I read it three or 9 times and came to the conclusion that it isn’t about anything.
Do you think any reader cares about your rental cars?
How about Nowel Coward? Maybe.
Most people do not know who Noel Coward is. You didn’t help at all because you gave no context about him or why anybody should care about what he said about anything.
Since you did not identify which cheek mr. Coward placed on the bar prior to his stupid observation, facial or ass, then the quote you gave to the reader is just silly.
A message to writers: if you haven’t got anything to actually say about anything do not publish.
I’m slightly familiar with that area.
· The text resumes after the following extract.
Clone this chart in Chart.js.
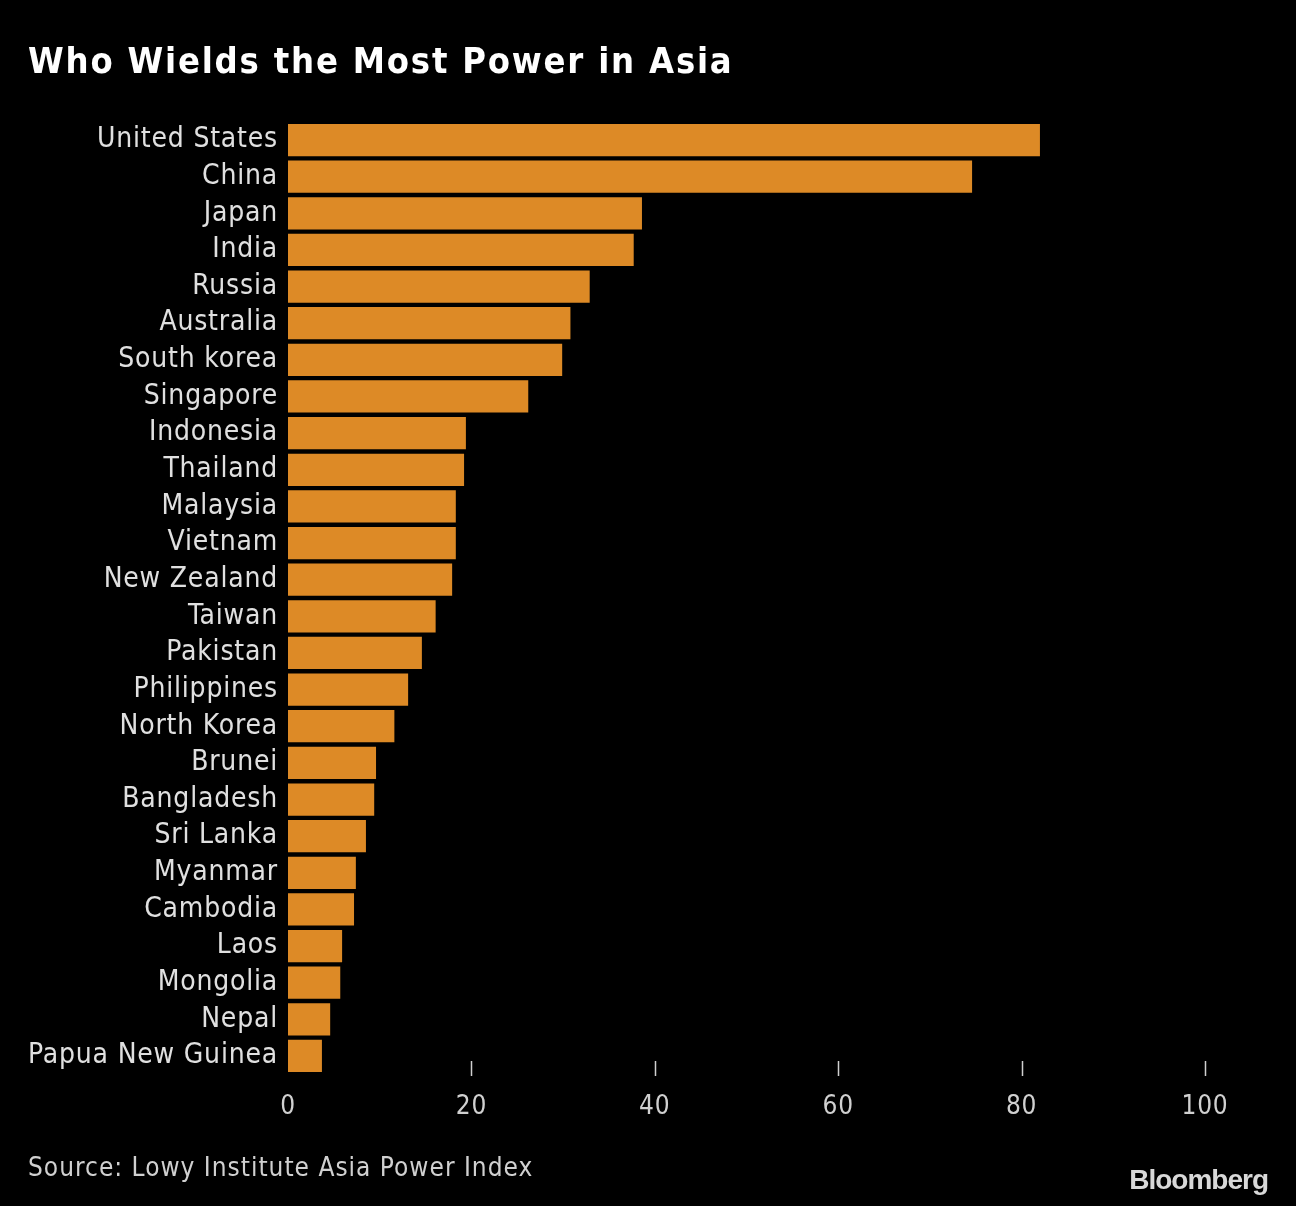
<!DOCTYPE html>
<html><head><meta charset="utf-8">
<script src="https://cdn.jsdelivr.net/npm/chart.js@4/dist/chart.umd.min.js"></script>
<style>
html,body{margin:0;padding:0;background:#000;width:1296px;height:1206px;overflow:hidden;}
#wrap{position:absolute;left:0;top:0;width:1296px;height:1206px;}
#title{position:absolute;left:28px;top:40px;font-family:"DejaVu Sans Condensed","DejaVu Sans";font-weight:bold;font-size:36px;color:#fff;letter-spacing:1.8px;white-space:nowrap;}
#source{position:absolute;left:28px;top:1152px;font-family:"DejaVu Sans Condensed","DejaVu Sans";font-size:26px;color:#d0d0d0;letter-spacing:1px;white-space:nowrap;}
#brand{position:absolute;right:28px;top:1164px;font-family:"Liberation Sans Narrow","Liberation Sans";font-weight:bold;font-size:28px;color:#d8d8d8;letter-spacing:-1px;white-space:nowrap;}
</style></head>
<body>
<div id="wrap"><canvas id="c" width="1296" height="1206"></canvas></div>
<div id="title">Who Wields the Most Power in Asia</div>
<div id="source">Source: Lowy Institute Asia Power Index</div>
<div id="brand">Bloomberg</div>
<script>
const categories = ["United States","China","Japan","India","Russia","Australia","South korea","Singapore","Indonesia","Thailand","Malaysia","Vietnam","New Zealand","Taiwan","Pakistan","Philippines","North Korea","Brunei","Bangladesh","Sri Lanka","Myanmar","Cambodia","Laos","Mongolia","Nepal","Papua New Guinea"];
const powerScores = [82.0,74.6,38.6,37.7,32.9,30.8,29.9,26.2,19.4,19.2,18.3,18.3,17.9,16.1,14.6,13.1,11.6,9.6,9.4,8.5,7.4,7.2,5.9,5.7,4.6,3.7];
const xTicks = [0,20,40,60,80,100];

const FONT = "'DejaVu Sans Condensed', 'DejaVu Sans', sans-serif";

const textSpacing = {
  id: 'textSpacing',
  beforeDraw(chart) { chart.ctx.letterSpacing = '0.8px'; }
};

const tickMarks = {
  id: 'tickMarks',
  beforeDatasetsDraw(chart) {
    const ctx = chart.ctx, xs = chart.scales.x;
    ctx.save();
    ctx.strokeStyle = '#d0d0d0';
    ctx.lineWidth = 1.5;
    xTicks.filter(v => v !== 0).forEach(v => {
      const px = Math.round(xs.getPixelForValue(v)) + 0.5;
      ctx.beginPath();
      ctx.moveTo(px, 1061);
      ctx.lineTo(px, 1076);
      ctx.stroke();
    });
    ctx.restore();
  }
};

new Chart(document.getElementById('c'), {
  type: 'bar',
  data: {
    labels: categories,
    datasets: [{
      data: powerScores,
      backgroundColor: '#dd8a26',
      borderWidth: 0,
      barPercentage: 0.88,
      categoryPercentage: 1.0,
      clip: false
    }]
  },
  options: {
    indexAxis: 'y',
    responsive: false,
    animation: false,
    devicePixelRatio: 1,
    layout: { padding: { top: 121.7, right: 91, bottom: 71.7, left: 0 } },
    plugins: { legend: { display: false }, tooltip: { enabled: false } },
    scales: {
      x: {
        min: 0, max: 100,
        afterBuildTicks(s) { s.ticks = xTicks.map(v => ({ value: v })); },
        afterFit(s) { s.height = 60; },
        grid: { display: false, drawTicks: false },
        border: { display: false },
        ticks: { color: '#d0d0d0', font: { family: FONT, size: 26 }, padding: 17, maxRotation: 0 }
      },
      y: {
        afterFit(s) { s.width = 288; },
        grid: { display: false, drawTicks: false },
        border: { display: false },
        ticks: { color: '#e0e0e0', font: { family: FONT, size: 28 }, padding: 10, autoSkip: false }
      }
    }
  },
  plugins: [textSpacing, tickMarks]
});
</script>
</body></html>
I remember reading that the salt surface’s thickness has been decreasing over the decades, going from a couple of feet’s thickness around the time you were out there to a mere couple of inches today. (This is happening over the entire flat, not just the part designated as the Speedway)
And on the subject of unsettling thoughts, I mainly know that area as part of a briefly used, rather risky shortcut on the old westward Trail to California. It called for circling south around the Great Salt Lake and heading westward across the desert, making for the accordingly named Pilot Peak at its western edge (just a few miles north of the present-day Speedway). The ill-starred Donner Party took this route, and it was one of the causes of their failing to reach the Sierra Nevada range before winter arrived. I remember spending a long afternoon reading about the trail, which crossed some very rugged terrain (in the steep Sierra Nevada segment, travelers in some places had to haul their wagons over rock ledges with ropes and muscle power) and then on a whim, firing up Google to check out the area where the Donner Party spent the winter (Truckee, now Donner, Lake). As you can probably guess, it’s pretty well built up today: residential subdivisions, restaurants, and I believe I even saw a golf course (at the top of the blooming Sierras!). But what I think jarred me the most was a line on some travel website or other that stated there was “visitor parking available” in Cold Stream Pass, one of the sub-branches on the trail before all the civilization arrived.